* ROWS *
**********
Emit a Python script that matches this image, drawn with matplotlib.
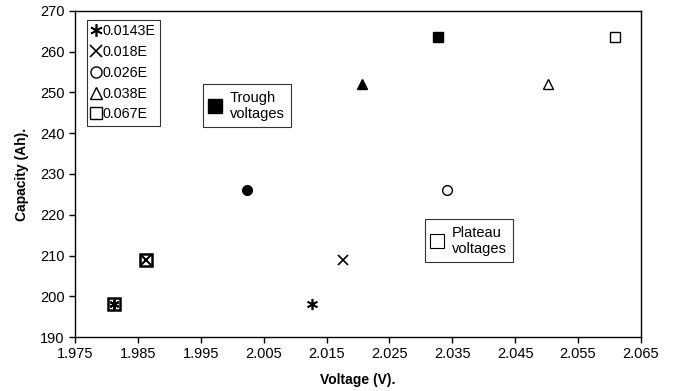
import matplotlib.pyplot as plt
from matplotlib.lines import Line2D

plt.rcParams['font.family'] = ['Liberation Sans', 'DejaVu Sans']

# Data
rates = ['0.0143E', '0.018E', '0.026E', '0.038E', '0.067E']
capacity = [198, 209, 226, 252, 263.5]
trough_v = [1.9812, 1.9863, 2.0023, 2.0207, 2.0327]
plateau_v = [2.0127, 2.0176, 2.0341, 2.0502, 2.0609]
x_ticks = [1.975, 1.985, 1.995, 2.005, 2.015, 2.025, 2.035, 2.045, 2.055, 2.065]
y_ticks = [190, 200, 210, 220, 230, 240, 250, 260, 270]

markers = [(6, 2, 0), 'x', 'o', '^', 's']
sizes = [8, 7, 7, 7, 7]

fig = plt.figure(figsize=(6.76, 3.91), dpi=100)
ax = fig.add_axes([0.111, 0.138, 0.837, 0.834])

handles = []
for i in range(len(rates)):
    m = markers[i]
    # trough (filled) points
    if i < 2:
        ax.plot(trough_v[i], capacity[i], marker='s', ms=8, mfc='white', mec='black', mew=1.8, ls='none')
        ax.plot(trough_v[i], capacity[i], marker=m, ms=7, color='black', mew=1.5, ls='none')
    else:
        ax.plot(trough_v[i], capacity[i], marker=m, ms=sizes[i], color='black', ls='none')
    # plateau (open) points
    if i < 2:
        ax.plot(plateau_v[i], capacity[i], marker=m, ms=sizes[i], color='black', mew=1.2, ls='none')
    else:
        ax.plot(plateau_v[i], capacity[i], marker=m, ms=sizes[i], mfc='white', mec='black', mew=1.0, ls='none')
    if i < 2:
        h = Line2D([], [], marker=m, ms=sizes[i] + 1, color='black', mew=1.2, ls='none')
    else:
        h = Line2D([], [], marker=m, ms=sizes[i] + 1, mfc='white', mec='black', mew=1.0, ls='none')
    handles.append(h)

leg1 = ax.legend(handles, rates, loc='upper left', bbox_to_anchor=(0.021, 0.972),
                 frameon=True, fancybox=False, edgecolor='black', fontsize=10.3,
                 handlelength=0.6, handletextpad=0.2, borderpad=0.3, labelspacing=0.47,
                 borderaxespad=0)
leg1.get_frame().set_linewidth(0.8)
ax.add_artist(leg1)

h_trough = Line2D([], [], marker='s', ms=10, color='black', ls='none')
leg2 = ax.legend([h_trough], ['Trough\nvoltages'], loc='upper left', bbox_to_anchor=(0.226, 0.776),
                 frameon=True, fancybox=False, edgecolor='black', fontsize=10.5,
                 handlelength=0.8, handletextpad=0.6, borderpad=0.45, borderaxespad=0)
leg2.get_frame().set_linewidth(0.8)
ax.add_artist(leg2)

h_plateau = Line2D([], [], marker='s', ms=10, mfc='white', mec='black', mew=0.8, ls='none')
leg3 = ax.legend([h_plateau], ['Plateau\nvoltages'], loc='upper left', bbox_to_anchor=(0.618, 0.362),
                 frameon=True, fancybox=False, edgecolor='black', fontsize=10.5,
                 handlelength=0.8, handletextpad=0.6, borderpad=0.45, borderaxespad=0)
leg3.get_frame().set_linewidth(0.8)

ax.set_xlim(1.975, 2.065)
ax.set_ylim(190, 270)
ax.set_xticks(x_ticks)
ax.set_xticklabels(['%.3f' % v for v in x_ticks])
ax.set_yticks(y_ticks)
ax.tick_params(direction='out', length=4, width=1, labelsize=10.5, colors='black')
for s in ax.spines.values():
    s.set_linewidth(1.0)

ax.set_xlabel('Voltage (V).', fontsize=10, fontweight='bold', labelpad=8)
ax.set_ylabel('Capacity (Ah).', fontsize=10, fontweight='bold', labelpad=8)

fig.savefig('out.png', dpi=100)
**********
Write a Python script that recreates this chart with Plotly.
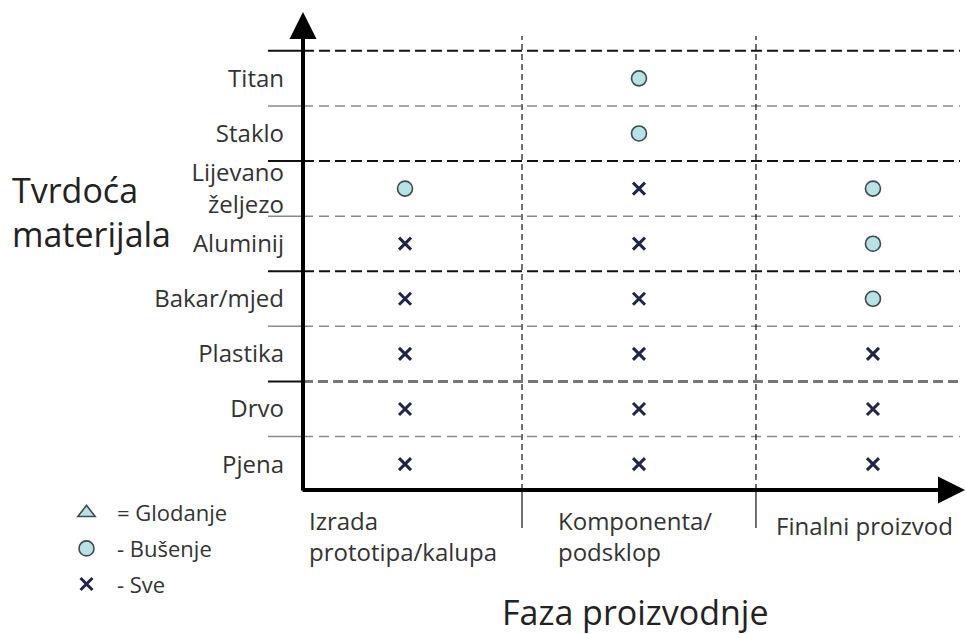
**********
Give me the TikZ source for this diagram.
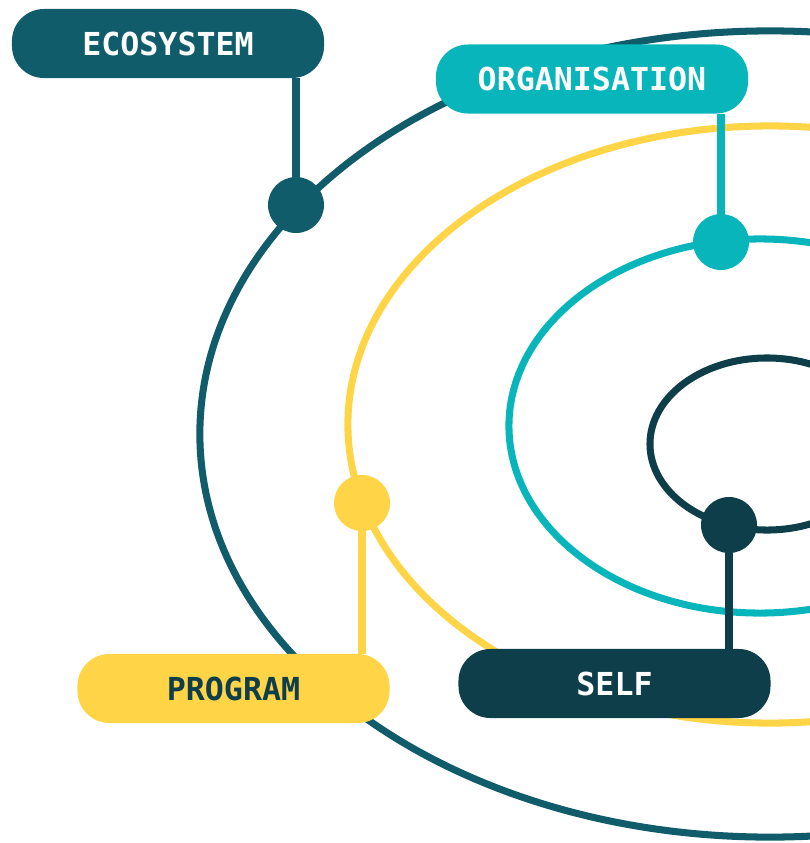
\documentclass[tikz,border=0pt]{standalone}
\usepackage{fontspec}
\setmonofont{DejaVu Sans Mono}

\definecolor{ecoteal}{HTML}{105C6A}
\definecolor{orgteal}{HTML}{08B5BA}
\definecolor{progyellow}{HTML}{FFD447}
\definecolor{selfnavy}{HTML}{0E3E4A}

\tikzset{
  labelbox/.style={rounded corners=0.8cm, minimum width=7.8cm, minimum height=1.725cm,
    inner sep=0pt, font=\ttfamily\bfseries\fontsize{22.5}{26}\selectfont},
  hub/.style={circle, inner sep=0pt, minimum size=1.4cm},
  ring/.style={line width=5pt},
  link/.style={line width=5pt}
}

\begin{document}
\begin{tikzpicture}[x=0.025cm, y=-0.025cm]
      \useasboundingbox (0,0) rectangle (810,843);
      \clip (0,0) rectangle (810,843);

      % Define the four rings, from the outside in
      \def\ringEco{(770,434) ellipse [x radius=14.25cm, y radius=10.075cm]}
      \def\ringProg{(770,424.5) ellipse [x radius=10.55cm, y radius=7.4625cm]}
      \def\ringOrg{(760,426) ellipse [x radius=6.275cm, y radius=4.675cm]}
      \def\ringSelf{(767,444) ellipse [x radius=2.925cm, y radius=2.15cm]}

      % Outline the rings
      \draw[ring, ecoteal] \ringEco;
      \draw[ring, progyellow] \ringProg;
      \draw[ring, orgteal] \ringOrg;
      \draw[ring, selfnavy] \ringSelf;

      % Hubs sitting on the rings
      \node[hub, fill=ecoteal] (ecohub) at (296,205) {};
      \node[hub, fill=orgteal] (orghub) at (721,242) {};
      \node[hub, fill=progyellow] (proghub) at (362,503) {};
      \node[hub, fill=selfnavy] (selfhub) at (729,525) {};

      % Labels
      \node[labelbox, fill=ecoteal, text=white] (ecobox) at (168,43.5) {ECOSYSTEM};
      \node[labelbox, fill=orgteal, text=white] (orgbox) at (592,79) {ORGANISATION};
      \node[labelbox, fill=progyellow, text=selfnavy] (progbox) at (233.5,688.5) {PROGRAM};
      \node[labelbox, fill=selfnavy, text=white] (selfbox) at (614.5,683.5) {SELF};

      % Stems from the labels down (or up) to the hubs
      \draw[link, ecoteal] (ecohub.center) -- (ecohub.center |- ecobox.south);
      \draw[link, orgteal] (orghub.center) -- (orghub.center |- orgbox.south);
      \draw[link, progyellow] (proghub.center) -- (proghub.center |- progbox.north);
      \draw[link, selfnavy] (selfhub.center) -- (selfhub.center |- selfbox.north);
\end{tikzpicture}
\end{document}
**********
* WHAT IS EXPECTED *
Report the number of lines in the listing above that include the word "with", and nothing else.

* TASK OUTPUT *
2